The ability to freeze time for humans. I didn't actually think that was something you could go work on, so apparently it is.
Our long-term goal is reversible whole body cryopreservation for medical hibernation. But in the near term, what we work on is reversibly cryopreserving single human organs to help transplant patients get organs more efficiently. Making time not a variable changes the whole paradigm. One thing I love about the field of cryopreservation is I think, like, the problem speaks for itself. Water expands when it forms ice. That's just hard for your tissue to take [chuckles] without substantial damage. And the cool thing is that there's sort of a temperature below which ice formation stops happening. So basically, if you can traverse and you can get below that without ice formation, then you're good. We already reversibly cryopreserve tissue, including human tissue, all the time, and we do it for very long time periods. There are kids who were literally cryopreserved for thirty years as tiny embryos, and so the main question is not, "Is this possible to do at all?" It's, "Is it possible to scale up?"
Given that's true, why don't you think it's been worked on?
Um. [upbeat music]
Hi, listeners. Welcome back to No Priors. Today, I'm really excited to be here with Laura Deming, previously the founder of the Longevity Fund, and now the co-founder and CEO of Until. We're going to talk about how Until is progressing the frontier of reversible cryopreservation, or freezing living things and waking them back up, beginning with human organs, progressing to small animals, and hopefully making progress on the whole body. It sounds like science fiction, but we'll talk about some of the scientific challenges, where we are today, and the implications if this is possible. Thanks so much. Welcome, Laura. Laura, thanks so much for doing this.
Yeah, thanks for having me.
I've been so looking forward to this since our Pantheon Watch sessions. We're talking about upload and the nature of consciousness, but one thing that you don't know is that my, like, very long ago wished-for technologies that I wanted to exist were telepathy and, like, upload, and the ability to, to, to freeze time for humans. I didn't actually think that was something you could go work on, so apparently it is.
[chuckles]
How do you end up working on that or being interested in longevity at all?

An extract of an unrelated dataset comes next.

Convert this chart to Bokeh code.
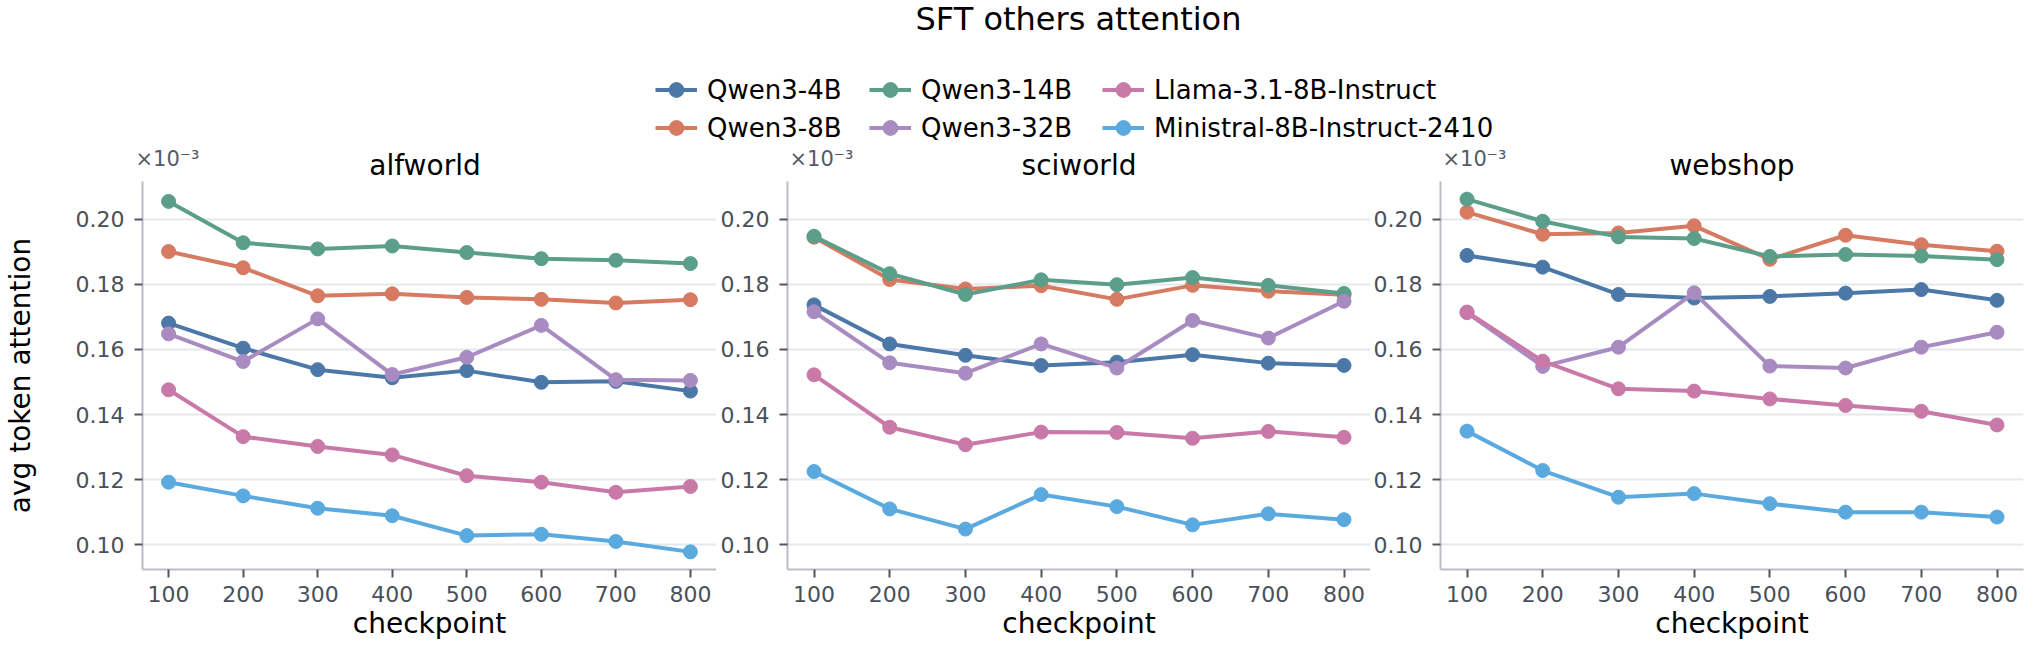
import math
from bokeh.plotting import figure
from bokeh.models import (ColumnDataSource, Legend, LegendItem, Label, FixedTicker,
                          PrintfTickFormatter, Range1d)
from bokeh.layouts import column, row
from bokeh.embed import file_html
from bokeh.resources import INLINE

# ---------------- data (values shown in units of 1e-3) ----------------
checkpoints = [100, 200, 300, 400, 500, 600, 700, 800]
y_ticks = [0.10, 0.12, 0.14, 0.16, 0.18, 0.20]
tasks = ["alfworld", "sciworld", "webshop"]
models = ["Qwen3-4B", "Qwen3-8B", "Qwen3-14B", "Qwen3-32B",
          "Llama-3.1-8B-Instruct", "Ministral-8B-Instruct-2410"]
colors = ["#4c78a8", "#d67a62", "#5b9e8a", "#a88bc0", "#c979a8", "#5aaae0"]

alfworld_qwen3_4b = [0.1681, 0.1604, 0.1538, 0.1513, 0.1535, 0.1499, 0.1502, 0.1472]
alfworld_qwen3_8b = [0.1901, 0.1851, 0.1765, 0.1771, 0.1760, 0.1754, 0.1743, 0.1753]
alfworld_qwen3_14b = [0.2055, 0.1928, 0.1909, 0.1918, 0.1898, 0.1879, 0.1874, 0.1864]
alfworld_qwen3_32b = [0.1648, 0.1563, 0.1694, 0.1523, 0.1576, 0.1674, 0.1507, 0.1505]
alfworld_llama = [0.1476, 0.1332, 0.1302, 0.1276, 0.1212, 0.1192, 0.1161, 0.1179]
alfworld_ministral = [0.1192, 0.1150, 0.1112, 0.1089, 0.1028, 0.1032, 0.1010, 0.0978]

sciworld_qwen3_4b = [0.1737, 0.1617, 0.1582, 0.1551, 0.1561, 0.1584, 0.1558, 0.1551]
sciworld_qwen3_8b = [0.1945, 0.1815, 0.1786, 0.1796, 0.1754, 0.1797, 0.1779, 0.1768]
sciworld_qwen3_14b = [0.1948, 0.1833, 0.1769, 0.1814, 0.1799, 0.1821, 0.1797, 0.1772]
sciworld_qwen3_32b = [0.1716, 0.1559, 0.1527, 0.1617, 0.1543, 0.1689, 0.1635, 0.1748]
sciworld_llama = [0.1522, 0.1361, 0.1307, 0.1346, 0.1345, 0.1327, 0.1348, 0.1330]
sciworld_ministral = [0.1225, 0.1110, 0.1048, 0.1154, 0.1117, 0.1061, 0.1095, 0.1077]

webshop_qwen3_4b = [0.1889, 0.1853, 0.1769, 0.1758, 0.1763, 0.1773, 0.1784, 0.1751]
webshop_qwen3_8b = [0.2022, 0.1954, 0.1958, 0.1980, 0.1877, 0.1951, 0.1922, 0.1902]
webshop_qwen3_14b = [0.2062, 0.1994, 0.1946, 0.1941, 0.1886, 0.1892, 0.1887, 0.1876]
webshop_qwen3_32b = [0.1713, 0.1548, 0.1607, 0.1774, 0.1549, 0.1543, 0.1607, 0.1653]
webshop_llama = [0.1715, 0.1564, 0.1479, 0.1472, 0.1448, 0.1428, 0.1410, 0.1368]
webshop_ministral = [0.1349, 0.1228, 0.1146, 0.1157, 0.1126, 0.1100, 0.1100, 0.1085]

series = {
    "alfworld": [alfworld_qwen3_4b, alfworld_qwen3_8b, alfworld_qwen3_14b,
                 alfworld_qwen3_32b, alfworld_llama, alfworld_ministral],
    "sciworld": [sciworld_qwen3_4b, sciworld_qwen3_8b, sciworld_qwen3_14b,
                 sciworld_qwen3_32b, sciworld_llama, sciworld_ministral],
    "webshop": [webshop_qwen3_4b, webshop_qwen3_8b, webshop_qwen3_14b,
                webshop_qwen3_32b, webshop_llama, webshop_ministral],
}

# ---------------- layout / styling ----------------
FONT = "DejaVu Sans"
TOTAL_W = 2024
TOTAL_H = 647
HDR = 181                      # header height (title, legend, panel titles)
PH = TOTAL_H - HDR             # panel figure height
FRAME_W = 583
FRAME_LEFTS = [133, 787, 1440]  # page x of each panel's plot area
AXIS_COL = "#b9bec7"
TICK_COL = "#50565f"
LABEL_COL = "#4a505a"
GRID_COL = "#e4e7eb"

all_vals = [v for t in tasks for s in series[t] for v in s]
ymin, ymax = min(all_vals), max(all_vals)
ypad = 0.05 * (ymax - ymin)
xpad = 0.05 * (max(checkpoints) - min(checkpoints))


def make_panel(task, width, left, right, first):
    p = figure(width=width, height=PH, toolbar_location=None, output_backend="svg",
               x_range=Range1d(min(checkpoints) - xpad, max(checkpoints) + xpad),
               y_range=Range1d(ymin - ypad, ymax + ypad),
               min_border_left=left, min_border_right=right,
               min_border_top=0, min_border_bottom=78)
    p.outline_line_color = None
    p.background_fill_color = "white"
    p.border_fill_color = "white"
    p.xgrid.visible = False
    p.ygrid.grid_line_color = GRID_COL
    p.ygrid.grid_line_width = 2
    p.xaxis.ticker = FixedTicker(ticks=checkpoints)
    p.yaxis.ticker = FixedTicker(ticks=y_ticks)
    p.yaxis.formatter = PrintfTickFormatter(format="%.2f")
    for ax in (p.xaxis, p.yaxis):
        ax.axis_line_color = AXIS_COL
        ax.axis_line_width = 2
        ax.major_tick_line_color = TICK_COL
        ax.major_tick_line_width = 2
        ax.major_tick_out = 8
        ax.major_tick_in = 0
        ax.minor_tick_line_color = None
        ax.major_label_text_font = FONT
        ax.major_label_text_font_size = "22px"
        ax.major_label_text_color = LABEL_COL
        ax.axis_label_text_font = FONT
        ax.axis_label_text_font_size = "28px"
        ax.axis_label_text_font_style = "normal"
        ax.axis_label_text_color = "black"
    p.xaxis.major_label_standoff = 8
    p.yaxis.major_label_standoff = 10
    p.xaxis.axis_label = "checkpoint"
    p.xaxis.axis_label_standoff = 2
    if first:
        p.yaxis.axis_label = "avg token attention"
        p.yaxis.axis_label_standoff = 36

    for m, c, vals in zip(models, colors, series[task]):
        src = ColumnDataSource(data=dict(x=checkpoints, y=vals))
        p.line("x", "y", source=src, line_color=c, line_width=4)
        p.scatter("x", "y", source=src, size=14, fill_color=c, line_color=c)
    return p


p1 = make_panel("alfworld", FRAME_LEFTS[1] - 71, FRAME_LEFTS[0], 0, True)
p2 = make_panel("sciworld", FRAME_LEFTS[2] - 70 - (FRAME_LEFTS[1] - 71), 71, 0, False)
p3 = make_panel("webshop", TOTAL_W - (FRAME_LEFTS[2] - 70), 70,
                TOTAL_W - FRAME_LEFTS[2] - FRAME_W, False)

# ---------------- header: suptitle, legend, panel titles ----------------
# header frame uses page-pixel ranges (y measured from the top)
header = figure(width=TOTAL_W, height=HDR, toolbar_location=None, output_backend="svg",
                x_axis_type=None, y_axis_type=None,
                x_range=Range1d(0, TOTAL_W), y_range=Range1d(HDR, 0),
                min_border_left=0, min_border_right=0, min_border_top=0, min_border_bottom=0)
header.outline_line_color = None
header.background_fill_color = "white"
header.border_fill_color = "white"

center_all = (FRAME_LEFTS[0] + FRAME_LEFTS[2] + FRAME_W) / 2
header.add_layout(Label(x=center_all, y=18, text="SFT others attention",
                        text_align="center", text_baseline="alphabetic",
                        text_font=FONT, text_font_size="32px", text_color="black"))
for task, fl in zip(tasks, FRAME_LEFTS):
    header.add_layout(Label(x=fl + FRAME_W / 2, y=HDR - 16, text=task,
                            text_align="center", text_baseline="alphabetic",
                            text_font=FONT, text_font_size="28px", text_color="black"))
    header.add_layout(Label(x=fl + 2, y=HDR - 23, text="×10⁻³",
                            text_align="left", text_baseline="alphabetic",
                            text_font=FONT, text_font_size="21px", text_color="#555b66"))

items = {}
for m, c in zip(models, colors):
    # legend proxies: a single NaN point, never visible in the header
    src = ColumnDataSource(data=dict(x=[math.nan], y=[math.nan]))
    lr = header.line("x", "y", source=src, line_color=c, line_width=4)
    sr = header.scatter("x", "y", source=src, size=14, fill_color=c, line_color=c)
    items[m] = LegendItem(label=m, renderers=[lr, sr])

legend_cols = [["Qwen3-4B", "Qwen3-8B"],
               ["Qwen3-14B", "Qwen3-32B"],
               ["Llama-3.1-8B-Instruct", "Ministral-8B-Instruct-2410"]]
legend_x = [655, 869, 1102]
for names, lx in zip(legend_cols, legend_x):
    lg = Legend(items=[items[k] for k in names], orientation="vertical",
                location=(lx, 35), border_line_color=None, background_fill_alpha=0,
                label_text_font=FONT, label_text_font_size="26px", label_text_color="black",
                glyph_width=42, glyph_height=37, label_height=30, label_standoff=10,
                spacing=1, padding=0, margin=0)
    header.add_layout(lg, "center")

layout = column(header, row(p1, p2, p3))
open("out.html", "w").write(file_html(layout, INLINE))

There... There's two different questions. So yeah, I come from a longevity background, but in my mind, like, um, reversible cryopreservation is, is applicable a bit outside of that as well. I don't know. I mean, I, I think I'm really obsessed with areas that feel like they should be worked on but aren't. Um, and, you know, when I was a kid, I think naively just growing up, that seemed really obvious for longevity. Um, and it's really surprising to realize that, you know, it's not the case that most people, like, are working on that explicitly as a goal, and in fact, that, like, it's, it's kind of... Like, I think longevity and aging kind of occupy this weird realm, where because they're not, like, explicitly diseases in a way that's fully socially recognized yet, they're not seen as valid to work on. But, like, that's not really for, I, I think, technical reasons on some level. It's, it's more for, like, classification reasons because, like, you know, uh, you, you can extend the lifespan of like, uh, sort of many different organisms using technology. Um, and, and how much you can do that in humans, we have no idea, and, you know, it could be very small technology. But sort of, like, I think longevity is interesting because it feels like an area where there's a social blind spot around something, and I find those very interesting.